This is the end of Faith and Buffy in their happy double-Slayer act. Not the end of their love, though, because you can't just turn your love for someone off. But we won't see anything resembling Bad Girls for a long time. Well, except for the killing part.

When Faith sees Buffy and Angel, she says "Check out the lust bunnies." She's joking but jealous. And when they leave, she tells Angel, "Just keeping her warm for you, big guy." She *is* keeping Buffy warm, but not really for him. Angel looks upset as they walk off arm in arm, because he knows he'll lose her to Faith. Angel is a sensitive subject with Buffy. She doesn't want to discuss him with Faith because she's guilty that she's ostentatiously with him and not with Faith. Or she's worried that things might go too far if they talk about her love life. Something like that, anyway.

So then Faith goes to Angel's mansion (where did he get it? How did he get it? Why does noone notice he's in it? Where is it? Why does no-one turn up and kick him out or ask him to pay rent?) to try and seduce him, turning him into Angelus again. I'm guessing this wasn't the Mayor's idea. He's not all that interested in Buffy-torture. Faith is though. She wants to hurt B emotionally, because everything they had has been spoiled and she's angry. Buffy could easily be killed, but that's not good enough for the rogue Slayer. After the seduction proves unsuccessful, she tells Angel "You're lucky." This is a hugely obvious comment, I'm surprised they put it in. Not "she's lucky", like you might expect, but "You're lucky". Lucky because he has Buffy and she wants Buffy. When the subject of the conversation arrives, she's pretty devastated that Faith's there seemingly kissing Angel. Note the camera following Faith, because it's her not Angel that B's concerned about.

Which is shown clearly in the talk she later has with Willow. "It's Faith," she says, not "It's Angel," because she's not so bothered about what he's doing. She tries to convince herself that "Faith would never do that." Again, she's not caring much about what Angel would or wouldn't do. Of course, Willow doesn't get this, and proceeds to destroy pretty much any faith Buffy had in Faith. "Comfort!" she reminds her, and Willow, still completely oblivious to the meaning of this conversation, starts going on about Angel. Whereupon Buffy remembers Willow doesn't know about her feelings for Faith and switches the direction of conversation. But it is all really about Faith - "There's so much (s)he doesn't tell me." Yeah, like working for the black hat Mayor for example. There's not actually much Angel doesn't tell her. I mean, what is there to tell? He broods, he loves Buffy, he sleeps, he laments at his terrible fate... and not much else. Anyway, back to the point - this whole conversation is actually about Faith.
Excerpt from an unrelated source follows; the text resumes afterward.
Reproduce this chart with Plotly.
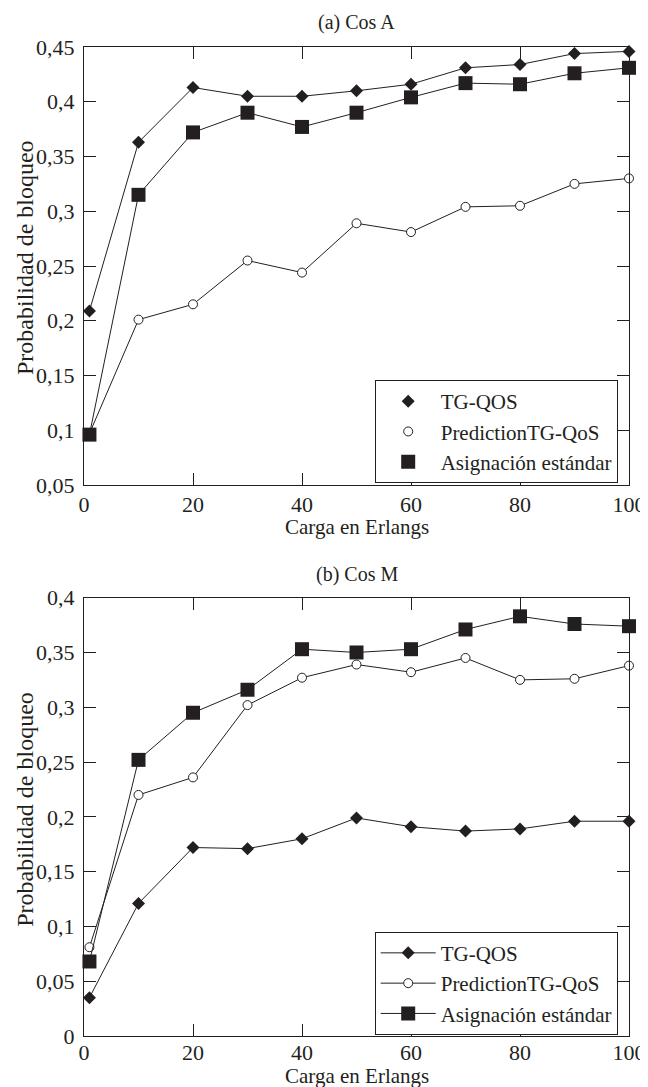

Faith can't stop talking to Angel(us) about Buffy. This isn't about him, it's all about her. She can't have Buffy so she's taking everything Buffy has, because she wants Buffy to feel as lonely as she does. As in: "You hurt me, I hurt you. I'm just a little bit more *efficient*." She agrees when Angel(us) remarks on Buffy's cuteness while she's sleeping. And then B wakes up. "Bondage looks good on you, B." Now you don't say that kind of thing to just anyone. It has *very* strong implications of a former sexual or would-be sexual relationship, and is also very similar in tone to Angel(us)'s "All our time together, and we never tried chains." In fact, a lot of her remarks are very Angelus. The whole bondage scene is dripping with subtext - "If you're a screamer, feel free." Even while Faith has her chained and is about to torture her Buffy still tries to help her. "Angel's a killer." Although I'm not sure that counts, seeing as she knows Angel isn't.

Throughout the Faith-Angel(us)-Buffy scenes, Faith persists in kissing Angel. Why? It's payback for all the times she's had to watch Buffy kissing him. Buffy really is hurting during those scenes, because the woman she loves is kissing Angel, for real.

When Faith and Buffy are fighting, they end up with knives to each other's throats. That's a great scene. Neither of them can do it. And then Faith kisses Buffy. If that doesn't prove love, nothing will. (OK, there could be more obvious scenes, but not on network television...)It's love, but by now it's become tortured, passionate, unfulfilled, hating love.

The Mayor consoles Faith with "So you lost a few friends," and she replies "I wouldn;t exacly call them friends." Nor would I... she and Buffy have never been friends, it's always been something else. Talking to the gang, Buffy Says sadly "It was all an act." She;s thinking about Faith, and wondering whether the love between them was an act as well.